Solving slow play: is it time to unleash rangefinders on the PGA Tour?

The recurring theme of slow play has been top of the whinge list for 2025 with rounds taking well over five hours and fans seemingly losing interest in the PGA Tour.
There are regulations in place but the slow players will always be the slow players and the rest of the field will have to suffer.
So can rangefinders help reduce the problem?
We have seen them in use on the Korn Ferry Tour and even the PGA Championship, as well as at most events on the LPGA Tour and, for the past season, on the PGA Tour Champions.
Why we haven’t yet seen them on the PGA Tour is anyone’s guess.
Once upon a time rangefinders weren’t allowed in club golf competitions and some deem that they take away the skill factor calculating distances and a caddy’s strategic input. Also there are slope adjustments to be made and the integrity of the game is also trotted out.
But we’re surely past all that now.
Ask any caddy and they will tell you that getting a yardage is the quickest thing to work out. There are so many spots to get a yardage from that you might as well just save yourself the few seconds and zap the hole and various spots that you need to carry.
There’s no guarantee that the pace of play will pick up but, with fans switching off and damaging headlines still swirling around, the PGA Tour needs to be seen to be doing something.
And perhaps there is hope.
“Everything’s on the table. So it’s in that spirit that we look at creating the best version of PGA Tour golf,” said PGA Tour chief marketing and communications officer Andy Weitz.
“We want to better understand how being out of position, how the ability to better understand the distance can not only increase the pace of play potentially but also send a signal to our fans that we are evolving and use of these modern devices could be a fit for the PGA Tour on a permanent basis in the future.”
Gary Young is the Tour’s senior vice president of rules & competition and he revealed that there is also a move to use ShotLink data to determine who is playing slowly.
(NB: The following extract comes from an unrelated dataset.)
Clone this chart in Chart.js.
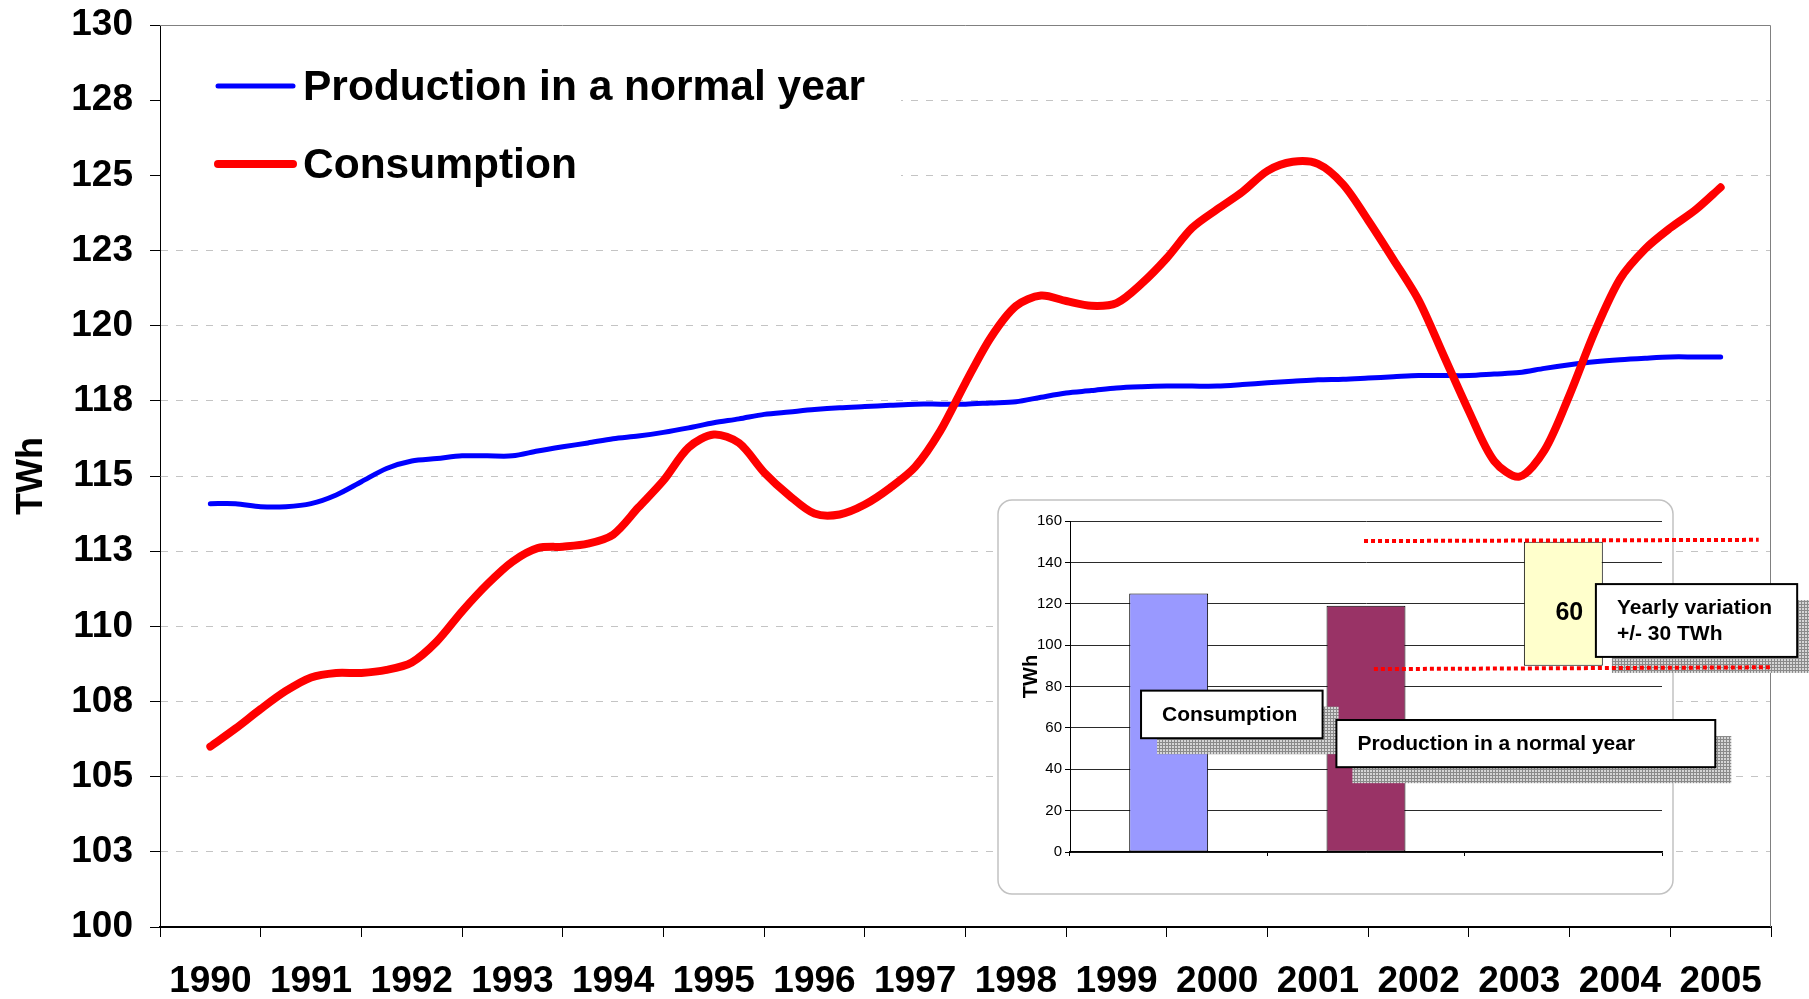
<!DOCTYPE html>
<html>
<head>
<meta charset="utf-8">
<title>Production and consumption</title>
<script src="https://cdn.jsdelivr.net/npm/chart.js@4.4.1/dist/chart.umd.min.js"></script>
<style>
    html, body { margin: 0; padding: 0; background: #fff; overflow: hidden; }
    #wrap { position: relative; width: 1809px; height: 999px; }
    #mainChart { position: absolute; left: 0; top: 0; }
    #insetChart { position: absolute; left: 997px; top: 499px; }
</style>
</head>
<body>
<div id="wrap">
    <canvas id="mainChart" width="1809" height="999"></canvas>
    <canvas id="insetChart" width="812" height="400"></canvas>
</div>
<script>
const FONT = "'Liberation Sans', Arial, sans-serif";

// main chart: one label per year, values read every quarter (1990.00 .. 2005.00)
const years = ["1990", "1991", "1992", "1993", "1994", "1995", "1996", "1997",
               "1998", "1999", "2000", "2001", "2002", "2003", "2004", "2005"];
const firstYear = 1990;

const production = [
    114.08, 114.08, 113.98, 113.98,
    114.08, 114.37, 114.81, 115.25,
    115.50, 115.58, 115.67, 115.67,
    115.67, 115.83, 115.97, 116.10,
    116.24, 116.33, 116.45, 116.60,
    116.77, 116.90, 117.05, 117.13,
    117.21, 117.27, 117.31, 117.35,
    117.39, 117.39, 117.39, 117.43,
    117.47, 117.62, 117.76, 117.84,
    117.93, 117.97, 117.99, 117.99,
    117.99, 118.04, 118.10, 118.15,
    118.20, 118.22, 118.26, 118.30,
    118.34, 118.34, 118.34, 118.39,
    118.44, 118.58, 118.70, 118.80,
    118.87, 118.92, 118.96, 118.96,
    118.96
];

const consumption = [
    106.00, 106.60, 107.25, 107.85,
    108.30, 108.45, 108.45, 108.55,
    108.80, 109.50, 110.50, 111.40,
    112.15, 112.60, 112.65, 112.75,
    113.05, 113.95, 114.85, 115.95,
    116.38, 116.10, 115.12, 114.35,
    113.75, 113.72, 114.05, 114.60,
    115.30, 116.50, 118.10, 119.60,
    120.65, 121.00, 120.82, 120.66,
    120.75, 121.40, 122.25, 123.25,
    123.87, 124.45, 125.15, 125.45,
    125.38, 124.70, 123.50, 122.20,
    120.85, 119.00, 117.15, 115.50,
    114.98, 115.85, 117.70, 119.80,
    121.55, 122.55, 123.25, 123.85,
    124.60
];

// inset bar chart
const insetCategories = ["Consumption", "Production in a normal year", "Yearly variation"];
const insetValues = [125, 119];
const variationRange = [90, 150];
const insetColors = ["#9999FF", "#993366", "#FFFFCC"];

const toPoints = arr => arr.map((v, i) => ({ x: firstYear + i / 4, y: v }));

// ---------- main chart ----------
const insideLegend = {
    id: "insideLegend",
    beforeDatasetsDraw(chart) {
        const { ctx, chartArea: a } = chart;
        ctx.save();
        // grey frame on top and right of the plot
        ctx.strokeStyle = "#808080";
        ctx.lineWidth = 1;
        ctx.beginPath();
        ctx.moveTo(a.left, a.top + 0.5);
        ctx.lineTo(a.right - 0.5, a.top + 0.5);
        ctx.lineTo(a.right - 0.5, a.bottom);
        ctx.stroke();

        // legend sits inside the plot on a white patch
        ctx.fillStyle = "#fff";
        ctx.fillRect(a.left + 1, a.top + 2, 740, 190);

        const entries = [chart.data.datasets[1], chart.data.datasets[0]];
        ctx.font = "bold 42.5px " + FONT;
        ctx.textBaseline = "middle";
        entries.forEach((ds, i) => {
            const y = a.top + 61 + i * 78;
            ctx.strokeStyle = ds.borderColor;
            ctx.lineWidth = ds.borderWidth;
            ctx.lineCap = "round";
            ctx.beginPath();
            ctx.moveTo(a.left + 58, y);
            ctx.lineTo(a.left + 133, y);
            ctx.stroke();
            ctx.fillStyle = "#000";
            ctx.fillText(ds.label, a.left + 143, y + 2);
        });
        ctx.restore();
    }
};

new Chart(document.getElementById("mainChart"), {
    type: "line",
    data: {
        labels: years,
        datasets: [
            {
                label: "Consumption",
                data: toPoints(consumption),
                xAxisID: "xq",
                borderColor: "#FF0000",
                borderWidth: 8,
                pointRadius: 0,
                tension: 0.3,
                borderCapStyle: "round",
                borderJoinStyle: "round",
                fill: false
            },
            {
                label: "Production in a normal year",
                data: toPoints(production),
                xAxisID: "xq",
                borderColor: "#0000FF",
                borderWidth: 5,
                pointRadius: 0,
                tension: 0.3,
                borderCapStyle: "round",
                borderJoinStyle: "round",
                fill: false
            }
        ]
    },
    options: {
        responsive: false,
        animation: false,
        devicePixelRatio: 1,
        layout: { padding: { top: 25, right: 38, left: 0, bottom: 0 } },
        plugins: {
            legend: { display: false },
            tooltip: { enabled: false }
        },
        scales: {
            x: {
                type: "category",
                offset: true,
                grid: {
                    offset: true,
                    drawOnChartArea: false,
                    tickLength: 10,
                    tickColor: "#000",
                    tickWidth: 1
                },
                border: { color: "#000", width: 2 },
                ticks: {
                    color: "#000",
                    font: { family: FONT, size: 37, weight: "bold" },
                    padding: 23,
                    maxRotation: 0,
                    autoSkip: false
                },
                afterFit: s => {
                    s.height = 72;
                    s.paddingLeft = 0;
                    s.paddingRight = 0;
                }
            },
            xq: {
                type: "linear",
                position: "bottom",
                display: false,
                min: firstYear - 0.5,
                max: firstYear + years.length - 0.5
            },
            y: {
                min: 100,
                max: 130,
                ticks: {
                    stepSize: 2.5,
                    color: "#000",
                    font: { family: FONT, size: 37, weight: "bold" },
                    padding: 17,
                    callback: value => Math.round(value)
                },
                grid: {
                    color: c => (c.tick.value === 100 || c.tick.value === 130) ? "rgba(0,0,0,0)" : "#c4c4c4",
                    lineWidth: 1,
                    tickLength: 10,
                    tickColor: "#000"
                },
                border: { color: "#000", width: 1, dash: [7, 8] },
                title: {
                    display: true,
                    text: "TWh",
                    color: "#000",
                    font: { family: FONT, size: 36, weight: "bold" },
                    padding: { top: 10, bottom: 0 }
                },
                afterFit: s => {
                    s.width = 160;
                    s.paddingTop = 0;
                    s.paddingBottom = 0;
                }
            }
        }
    },
    plugins: [insideLegend]
});

// ---------- inset chart ----------
const callouts = [
    { lines: [insetCategories[0]], x0: -0.14, x1: 0.78, y0: 78, y1: 55 },
    { lines: [insetCategories[1]], x0: 0.85, x1: 2.77, y0: 63.8, y1: 41 },
    { lines: [insetCategories[2], "+/- " + (variationRange[1] - variationRange[0]) / 2 + " TWh"],
      x0: 2.165, x1: 3.185, y0: 129.5, y1: 94.3 }
];
const rangeLines = [
    { x0: 0.99, x1: 2.99, y0: 150.3, y1: 150.9 },
    { x0: 1.04, x1: 3.05, y0: 88.4, y1: 89.3 }
];

function makeHatch() {
    const c = document.createElement("canvas");
    c.width = 3;
    c.height = 3;
    const g = c.getContext("2d");
    g.fillStyle = "#d6d6d6";
    g.fillRect(0, 0, 3, 3);
    g.fillStyle = "#8a8a8a";
    g.fillRect(0, 0, 3, 1);
    g.fillRect(0, 0, 1, 3);
    return c;
}

const insetPanel = {
    id: "insetPanel",
    beforeDraw(chart) {
        const { ctx, chartArea: a } = chart;
        ctx.save();
        ctx.beginPath();
        ctx.roundRect(a.left - 72, a.top - 21, (a.right + 11) - (a.left - 72), (a.bottom + 42) - (a.top - 21), 14);
        ctx.fillStyle = "#fff";
        ctx.fill();
        ctx.strokeStyle = "#c2c2c2";
        ctx.lineWidth = 1.5;
        ctx.stroke();
        ctx.restore();
    },
    afterDraw(chart) {
        // axis title of the inset sits a little above the middle
        const { ctx, chartArea: a } = chart;
        ctx.save();
        ctx.translate(a.left - 39, (a.top + a.bottom) / 2 - 10);
        ctx.rotate(-Math.PI / 2);
        ctx.font = "bold 20px " + FONT;
        ctx.fillStyle = "#000";
        ctx.textAlign = "center";
        ctx.textBaseline = "middle";
        ctx.fillText("TWh", 0, 0);
        ctx.restore();
    }
};

const insetNotes = {
    id: "insetNotes",
    afterDatasetsDraw(chart) {
        const { ctx } = chart;
        const xs = chart.scales.x, ys = chart.scales.y;
        const step = xs.getPixelForValue(1) - xs.getPixelForValue(0);
        const px = v => xs.getPixelForValue(0) + v * step;
        ctx.save();

        // value of the variation bar
        const bar = chart.getDatasetMeta(0).data[2];
        ctx.fillStyle = "#000";
        ctx.font = "bold 25px " + FONT;
        ctx.textAlign = "center";
        ctx.textBaseline = "middle";
        ctx.fillText(String(variationRange[1] - variationRange[0]), bar.x + 6, (bar.y + bar.base) / 2 + 9);

        // callout shadows, then boxes
        const hatch = ctx.createPattern(makeHatch(), "repeat");
        callouts.forEach(c => {
            const l = px(c.x0), r = px(c.x1), t = ys.getPixelForValue(c.y0), b = ys.getPixelForValue(c.y1);
            ctx.fillStyle = hatch;
            ctx.fillRect(l + 16, t + 16, r - l, b - t);
        });
        ctx.textAlign = "left";
        ctx.font = "bold 21px " + FONT;
        callouts.forEach(c => {
            const l = px(c.x0), r = px(c.x1), t = ys.getPixelForValue(c.y0), b = ys.getPixelForValue(c.y1);
            ctx.fillStyle = "#fff";
            ctx.fillRect(l, t, r - l, b - t);
            ctx.strokeStyle = "#000";
            ctx.lineWidth = 2;
            ctx.strokeRect(l, t, r - l, b - t);
            ctx.fillStyle = "#000";
            const mid = (t + b) / 2;
            const lh = 26;
            c.lines.forEach((txt, i) => {
                ctx.fillText(txt, l + 21, mid + (i - (c.lines.length - 1) / 2) * lh + 1);
            });
        });

        // dotted red limits of the variation
        ctx.strokeStyle = "#FF0000";
        ctx.lineWidth = 4;
        ctx.setLineDash([4, 3]);
        rangeLines.forEach(d => {
            ctx.beginPath();
            ctx.moveTo(px(d.x0), ys.getPixelForValue(d.y0));
            ctx.lineTo(px(d.x1), ys.getPixelForValue(d.y1));
            ctx.stroke();
        });
        ctx.restore();
    }
};

new Chart(document.getElementById("insetChart"), {
    type: "bar",
    data: {
        labels: insetCategories,
        datasets: [{
            data: [insetValues[0], insetValues[1], variationRange],
            backgroundColor: insetColors,
            borderColor: "#000",
            borderWidth: 1,
            borderSkipped: false,
            barPercentage: 0.4,
            categoryPercentage: 1
        }]
    },
    options: {
        responsive: false,
        animation: false,
        devicePixelRatio: 1,
        layout: { padding: { top: 22, right: 147, left: 0, bottom: 0 } },
        plugins: {
            legend: { display: false },
            tooltip: { enabled: false }
        },
        scales: {
            x: {
                ticks: { display: false },
                grid: {
                    offset: true,
                    drawOnChartArea: false,
                    tickLength: 4,
                    tickColor: "#000"
                },
                border: { color: "#000", width: 1.5 },
                afterFit: s => { s.height = 47; }
            },
            y: {
                min: 0,
                max: 160,
                ticks: {
                    stepSize: 20,
                    color: "#000",
                    font: { family: FONT, size: 15 },
                    padding: 3
                },
                grid: {
                    color: "#2a2a2a",
                    lineWidth: 1,
                    tickLength: 5,
                    tickColor: "#000"
                },
                border: { color: "#000", width: 1 },
                afterFit: s => {
                    s.width = 73;
                    s.paddingTop = 0;
                    s.paddingBottom = 0;
                }
            }
        }
    },
    plugins: [insetPanel, insetNotes]
});
</script>
</body>
</html>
“There are players out there whose routines are longer than they need to be. We’re at a point in time where guys are admitting that. The use of distance-measuring devices has been brought up and this particular rules committee is very accepting of that. It’s been tested on the Korn Ferry Tour level and for a full year on PGA Tour Champions. Why not?” added Young.
“We’re hearing it from our fans. They use it day in and day out, why would we hold a resource back from the players that potentially could help them, especially for off-line shots, getting a quick reference point?”
It could be that they trial it at a Signature Event, where the fields are smaller, or at the Zurich Classic, a team event, in late April.
There is also the possibility, though more unlikely and far harder to manage, of a shot clock while there is also mention of disclosing violations which may well be the most interesting and effective way to tackle the problem. That would mean we find out who has been fined and what action has actually been taken: in effect, a name-and-shame policy.
Max Homa told Weitz: “We want to hold each other accountable, and we want to play in a way that is the best version of the fan experience.”